Extract from the listing each line in which the word "this" appears.
----- Input material -----
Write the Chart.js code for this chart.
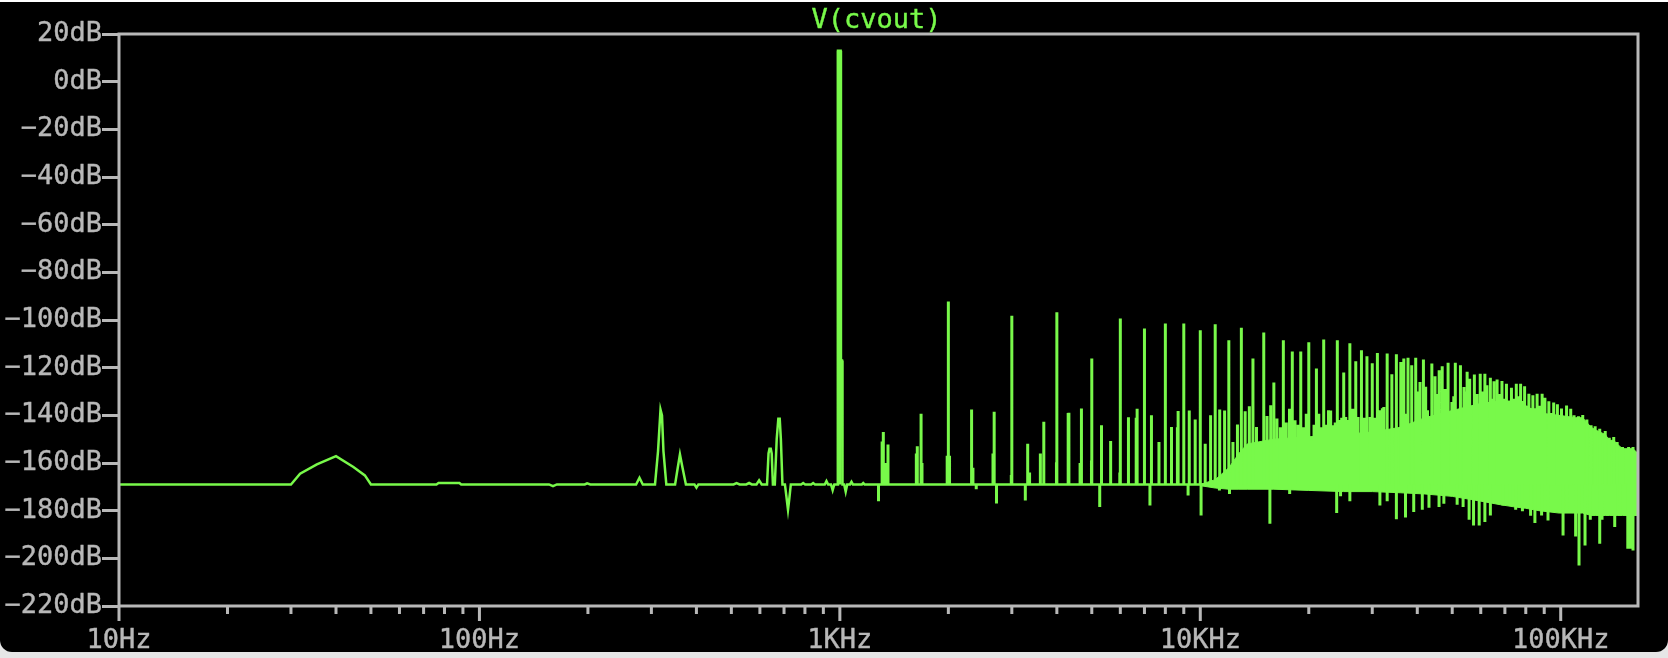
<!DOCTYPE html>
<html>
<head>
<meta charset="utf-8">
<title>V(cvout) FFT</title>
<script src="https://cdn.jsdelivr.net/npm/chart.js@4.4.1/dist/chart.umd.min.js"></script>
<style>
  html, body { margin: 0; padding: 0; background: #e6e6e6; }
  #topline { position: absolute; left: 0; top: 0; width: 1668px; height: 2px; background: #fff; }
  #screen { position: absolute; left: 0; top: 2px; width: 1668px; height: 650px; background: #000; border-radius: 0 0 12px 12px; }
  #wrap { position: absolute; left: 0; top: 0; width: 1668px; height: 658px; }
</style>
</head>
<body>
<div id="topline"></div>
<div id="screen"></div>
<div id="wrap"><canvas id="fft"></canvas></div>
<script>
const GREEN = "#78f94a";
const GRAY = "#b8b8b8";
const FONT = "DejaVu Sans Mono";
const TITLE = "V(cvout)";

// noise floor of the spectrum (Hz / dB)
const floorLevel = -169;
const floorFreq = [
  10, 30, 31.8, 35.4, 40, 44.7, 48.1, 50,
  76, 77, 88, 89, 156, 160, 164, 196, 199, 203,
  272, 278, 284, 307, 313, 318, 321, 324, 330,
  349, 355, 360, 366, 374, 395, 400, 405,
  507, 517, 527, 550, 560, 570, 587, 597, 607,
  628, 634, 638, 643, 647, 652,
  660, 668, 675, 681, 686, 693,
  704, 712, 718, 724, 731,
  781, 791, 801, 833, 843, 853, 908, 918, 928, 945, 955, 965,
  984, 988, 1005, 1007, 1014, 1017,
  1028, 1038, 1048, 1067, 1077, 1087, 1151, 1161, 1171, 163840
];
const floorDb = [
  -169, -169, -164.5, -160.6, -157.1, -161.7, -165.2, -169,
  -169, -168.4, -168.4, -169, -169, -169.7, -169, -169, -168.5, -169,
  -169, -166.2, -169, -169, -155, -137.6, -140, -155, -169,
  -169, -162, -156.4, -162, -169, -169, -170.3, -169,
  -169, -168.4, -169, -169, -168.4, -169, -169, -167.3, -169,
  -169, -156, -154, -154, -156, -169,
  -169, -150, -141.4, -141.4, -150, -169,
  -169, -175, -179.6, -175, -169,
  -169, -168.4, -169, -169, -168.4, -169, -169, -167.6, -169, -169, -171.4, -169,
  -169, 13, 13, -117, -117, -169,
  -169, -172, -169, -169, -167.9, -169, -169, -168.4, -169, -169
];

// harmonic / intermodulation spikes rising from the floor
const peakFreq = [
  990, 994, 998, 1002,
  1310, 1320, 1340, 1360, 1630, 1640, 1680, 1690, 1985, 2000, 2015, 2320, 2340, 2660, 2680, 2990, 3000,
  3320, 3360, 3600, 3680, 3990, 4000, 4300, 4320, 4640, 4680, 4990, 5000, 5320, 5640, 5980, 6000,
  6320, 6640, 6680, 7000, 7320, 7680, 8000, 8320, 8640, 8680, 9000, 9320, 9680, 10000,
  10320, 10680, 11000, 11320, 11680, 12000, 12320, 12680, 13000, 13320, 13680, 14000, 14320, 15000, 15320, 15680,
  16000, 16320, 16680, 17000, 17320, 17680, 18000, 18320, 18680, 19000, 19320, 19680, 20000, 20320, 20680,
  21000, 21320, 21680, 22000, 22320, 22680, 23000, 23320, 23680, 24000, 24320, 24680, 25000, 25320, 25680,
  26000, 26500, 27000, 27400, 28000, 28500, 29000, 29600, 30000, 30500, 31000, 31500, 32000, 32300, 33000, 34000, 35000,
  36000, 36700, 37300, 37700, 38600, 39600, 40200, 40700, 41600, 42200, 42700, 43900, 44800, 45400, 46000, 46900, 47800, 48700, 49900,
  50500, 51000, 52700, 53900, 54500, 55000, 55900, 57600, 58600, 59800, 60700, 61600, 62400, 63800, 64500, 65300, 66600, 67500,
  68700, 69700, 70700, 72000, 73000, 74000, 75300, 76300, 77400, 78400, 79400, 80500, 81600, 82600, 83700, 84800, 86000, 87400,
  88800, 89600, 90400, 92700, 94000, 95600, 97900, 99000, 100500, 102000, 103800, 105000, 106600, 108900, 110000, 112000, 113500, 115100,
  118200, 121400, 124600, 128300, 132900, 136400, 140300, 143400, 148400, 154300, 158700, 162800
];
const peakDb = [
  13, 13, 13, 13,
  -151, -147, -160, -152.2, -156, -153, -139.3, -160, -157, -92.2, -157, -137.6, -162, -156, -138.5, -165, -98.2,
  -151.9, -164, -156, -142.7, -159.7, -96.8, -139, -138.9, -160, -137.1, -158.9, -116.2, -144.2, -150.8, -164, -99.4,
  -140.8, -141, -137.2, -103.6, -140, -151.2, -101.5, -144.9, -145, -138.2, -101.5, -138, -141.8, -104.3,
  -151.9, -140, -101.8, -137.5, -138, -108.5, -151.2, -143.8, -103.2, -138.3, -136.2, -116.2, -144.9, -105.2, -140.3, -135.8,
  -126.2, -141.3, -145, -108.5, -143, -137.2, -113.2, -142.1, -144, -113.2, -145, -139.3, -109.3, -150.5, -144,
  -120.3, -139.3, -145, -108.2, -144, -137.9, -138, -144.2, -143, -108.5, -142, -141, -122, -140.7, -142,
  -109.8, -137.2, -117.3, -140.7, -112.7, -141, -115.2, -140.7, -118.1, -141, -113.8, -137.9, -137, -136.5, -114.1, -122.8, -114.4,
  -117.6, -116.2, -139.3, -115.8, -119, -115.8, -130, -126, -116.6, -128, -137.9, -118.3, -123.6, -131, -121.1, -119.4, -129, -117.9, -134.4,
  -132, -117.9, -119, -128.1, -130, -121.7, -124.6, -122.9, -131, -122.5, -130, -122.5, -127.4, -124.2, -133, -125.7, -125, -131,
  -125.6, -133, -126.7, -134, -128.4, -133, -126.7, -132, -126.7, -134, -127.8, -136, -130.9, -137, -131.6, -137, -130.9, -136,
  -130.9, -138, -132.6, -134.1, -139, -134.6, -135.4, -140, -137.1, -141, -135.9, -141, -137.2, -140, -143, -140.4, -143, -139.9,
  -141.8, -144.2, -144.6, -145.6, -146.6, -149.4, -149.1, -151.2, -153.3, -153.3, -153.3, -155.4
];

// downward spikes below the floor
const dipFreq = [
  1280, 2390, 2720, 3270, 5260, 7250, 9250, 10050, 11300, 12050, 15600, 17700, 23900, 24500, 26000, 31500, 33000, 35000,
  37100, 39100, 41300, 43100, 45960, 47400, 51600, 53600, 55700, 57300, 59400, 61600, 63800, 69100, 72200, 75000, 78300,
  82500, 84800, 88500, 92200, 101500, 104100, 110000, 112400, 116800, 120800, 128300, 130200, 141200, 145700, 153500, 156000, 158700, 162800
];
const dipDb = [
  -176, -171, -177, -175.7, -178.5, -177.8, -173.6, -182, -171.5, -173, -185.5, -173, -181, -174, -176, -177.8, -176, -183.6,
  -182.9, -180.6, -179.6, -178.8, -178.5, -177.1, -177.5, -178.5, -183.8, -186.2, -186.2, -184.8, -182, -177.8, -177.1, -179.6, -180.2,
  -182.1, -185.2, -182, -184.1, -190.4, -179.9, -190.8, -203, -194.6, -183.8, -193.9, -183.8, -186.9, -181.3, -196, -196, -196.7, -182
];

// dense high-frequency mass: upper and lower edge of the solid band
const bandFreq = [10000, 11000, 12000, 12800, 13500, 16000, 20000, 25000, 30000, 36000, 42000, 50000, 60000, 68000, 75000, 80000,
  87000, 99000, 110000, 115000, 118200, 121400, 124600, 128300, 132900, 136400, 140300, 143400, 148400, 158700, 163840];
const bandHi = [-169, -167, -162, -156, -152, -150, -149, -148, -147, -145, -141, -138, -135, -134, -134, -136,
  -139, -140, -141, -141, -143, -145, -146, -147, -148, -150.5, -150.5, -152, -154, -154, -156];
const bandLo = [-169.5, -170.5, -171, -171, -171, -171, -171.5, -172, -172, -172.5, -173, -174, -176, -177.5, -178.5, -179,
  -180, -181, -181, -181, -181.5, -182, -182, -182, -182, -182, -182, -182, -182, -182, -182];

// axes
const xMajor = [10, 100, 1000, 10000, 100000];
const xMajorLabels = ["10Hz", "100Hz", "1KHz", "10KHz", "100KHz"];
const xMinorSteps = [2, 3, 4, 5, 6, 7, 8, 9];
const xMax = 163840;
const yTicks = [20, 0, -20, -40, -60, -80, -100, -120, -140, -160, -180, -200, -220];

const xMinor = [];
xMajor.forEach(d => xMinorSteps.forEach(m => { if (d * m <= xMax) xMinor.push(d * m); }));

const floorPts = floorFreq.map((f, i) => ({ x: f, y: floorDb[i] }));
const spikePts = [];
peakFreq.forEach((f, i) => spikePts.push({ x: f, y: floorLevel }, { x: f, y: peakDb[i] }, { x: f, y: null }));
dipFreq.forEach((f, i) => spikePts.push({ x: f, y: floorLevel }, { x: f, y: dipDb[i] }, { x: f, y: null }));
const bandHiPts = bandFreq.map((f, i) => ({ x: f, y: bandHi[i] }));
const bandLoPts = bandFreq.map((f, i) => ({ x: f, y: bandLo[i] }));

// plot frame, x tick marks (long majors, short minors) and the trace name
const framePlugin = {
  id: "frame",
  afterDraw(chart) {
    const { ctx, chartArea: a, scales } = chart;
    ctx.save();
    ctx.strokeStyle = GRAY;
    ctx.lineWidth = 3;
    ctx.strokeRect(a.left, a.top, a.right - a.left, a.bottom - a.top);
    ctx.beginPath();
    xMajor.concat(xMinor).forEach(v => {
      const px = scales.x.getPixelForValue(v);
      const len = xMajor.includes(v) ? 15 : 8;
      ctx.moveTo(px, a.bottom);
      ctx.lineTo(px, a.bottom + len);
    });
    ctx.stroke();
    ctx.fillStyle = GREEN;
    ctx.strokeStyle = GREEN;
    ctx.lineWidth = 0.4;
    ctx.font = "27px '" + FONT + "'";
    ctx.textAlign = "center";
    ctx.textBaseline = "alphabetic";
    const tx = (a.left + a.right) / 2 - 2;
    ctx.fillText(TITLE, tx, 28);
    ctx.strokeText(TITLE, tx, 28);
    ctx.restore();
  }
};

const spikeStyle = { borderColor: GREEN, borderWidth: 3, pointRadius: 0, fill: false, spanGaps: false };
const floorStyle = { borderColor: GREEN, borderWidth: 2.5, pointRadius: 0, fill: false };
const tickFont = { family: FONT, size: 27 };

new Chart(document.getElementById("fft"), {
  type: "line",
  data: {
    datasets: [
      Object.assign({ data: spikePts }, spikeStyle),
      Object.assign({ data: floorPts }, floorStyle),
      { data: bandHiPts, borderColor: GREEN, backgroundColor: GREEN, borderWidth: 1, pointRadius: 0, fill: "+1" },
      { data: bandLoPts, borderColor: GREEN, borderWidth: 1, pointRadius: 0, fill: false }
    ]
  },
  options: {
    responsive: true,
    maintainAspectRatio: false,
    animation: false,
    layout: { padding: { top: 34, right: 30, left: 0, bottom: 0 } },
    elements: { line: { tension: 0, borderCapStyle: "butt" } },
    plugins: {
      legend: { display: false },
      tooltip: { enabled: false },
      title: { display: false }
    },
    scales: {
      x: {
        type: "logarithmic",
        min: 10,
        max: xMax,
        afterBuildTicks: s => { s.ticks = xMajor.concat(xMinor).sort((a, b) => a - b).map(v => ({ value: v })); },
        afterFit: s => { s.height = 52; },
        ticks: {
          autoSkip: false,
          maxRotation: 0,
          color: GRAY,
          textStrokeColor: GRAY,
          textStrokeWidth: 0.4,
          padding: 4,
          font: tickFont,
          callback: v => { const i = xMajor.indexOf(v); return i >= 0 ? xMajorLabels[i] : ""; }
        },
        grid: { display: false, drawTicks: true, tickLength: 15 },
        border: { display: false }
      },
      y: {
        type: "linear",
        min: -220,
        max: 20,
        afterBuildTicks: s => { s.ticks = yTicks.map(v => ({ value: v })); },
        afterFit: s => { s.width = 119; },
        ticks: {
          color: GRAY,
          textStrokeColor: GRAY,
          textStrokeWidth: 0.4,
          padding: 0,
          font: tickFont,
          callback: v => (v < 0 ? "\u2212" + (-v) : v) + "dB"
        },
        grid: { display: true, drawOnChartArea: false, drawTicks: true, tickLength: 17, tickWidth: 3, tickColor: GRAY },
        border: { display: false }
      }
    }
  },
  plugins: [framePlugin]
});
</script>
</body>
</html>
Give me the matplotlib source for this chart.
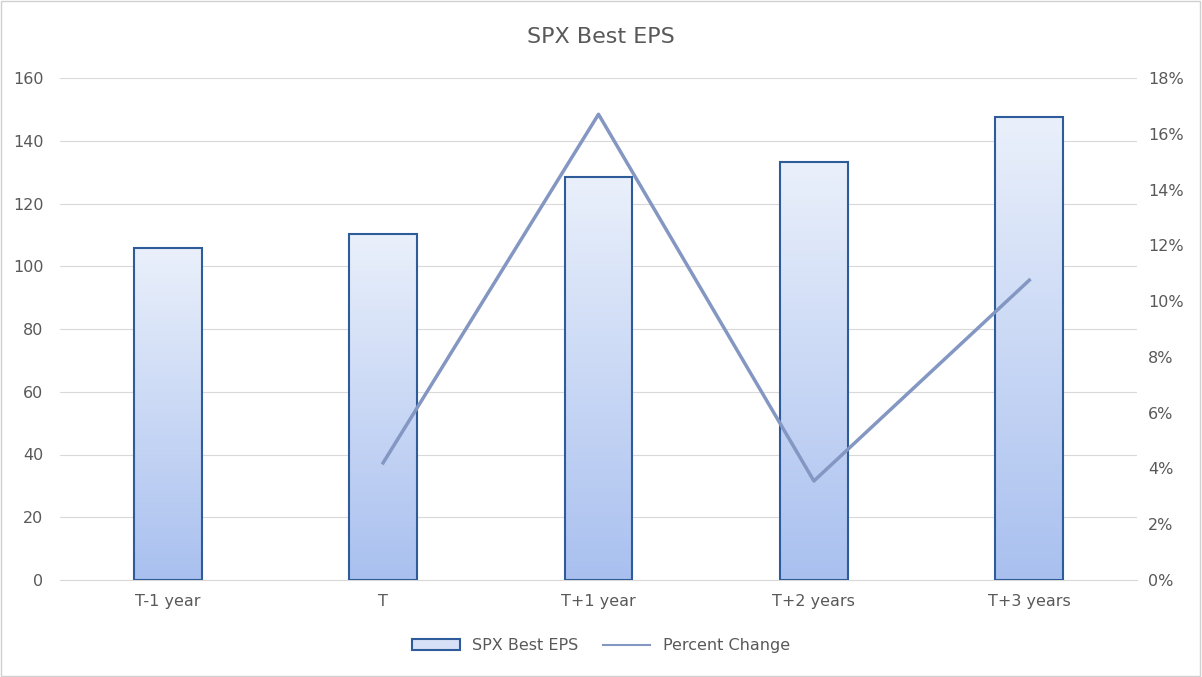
-----
Output below =
Write the Chart.js code for this chart.
Give me the matplotlib source for this chart.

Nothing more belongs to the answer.